Looking out from Karea's Resort North Tarawa where we went for lunch on Sunday. When the tide is high water flows beneath the bure where guests can stay. Maybe we will hire this for our last weekend but our time is running out now.


I went swimming when the tide was up, before lunch, the water was amazingly warm but no tropical fish or coral, just lovely sand and clear blue water.

Sunday, August 7, 2011

Life in South Tarawa




The yellow fin tuna was delivered to the KPC catering team to feed the guests at a meeting held by the Department of Foreign Affair in our Board Room that is hired out.

Every day fishermen are seen going out to see in the lagoon or deep sea fishing and they return late afternoon to sell fish at the street stalls or drive around to fill orders such as this KPC one.



A staff member brought her sick little girl to see me. She had been to the doctors and now on antibiotics for a sore throat.




The mothers of these boys were asked by them if they could have their photo's taken by me as we attended a meeting to arrange village talks at Eita Village


Two of the four women who do contract sewing in the RAK Women's Centre next to our office.
They work really hard each day and were the ladies who taught the sewing skills to the students in the Women's Skills Development Course recently.

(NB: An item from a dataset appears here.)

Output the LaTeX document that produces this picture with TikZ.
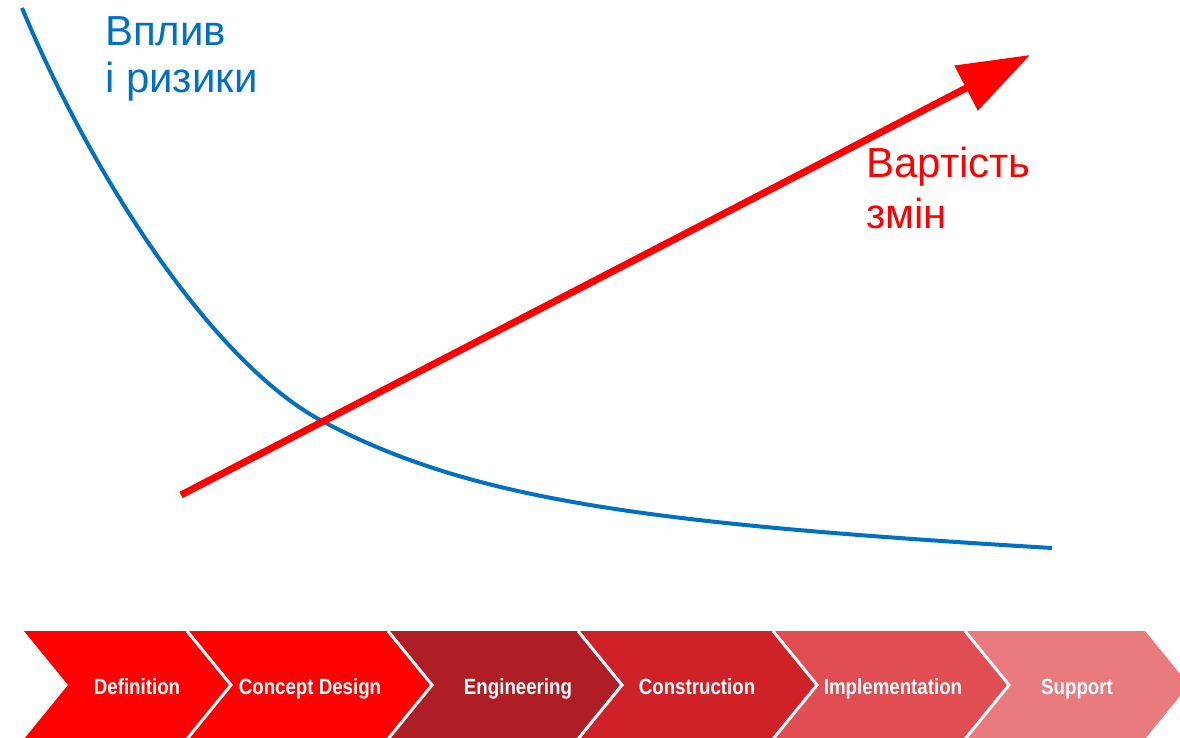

Remains of Air Kiribati; RIP. Behind is the runway for the Tarawa International Airport.
We drove the truck down the runway this afternoon on our way back from Karea's Resort in North Tarawa, along with the locals, as a way of avoiding the pot holes in the road. There is an alarm that goes off when a plane is due, which wakes up the air traffic controller, and clears the runway of pedestrians and traffic I am told!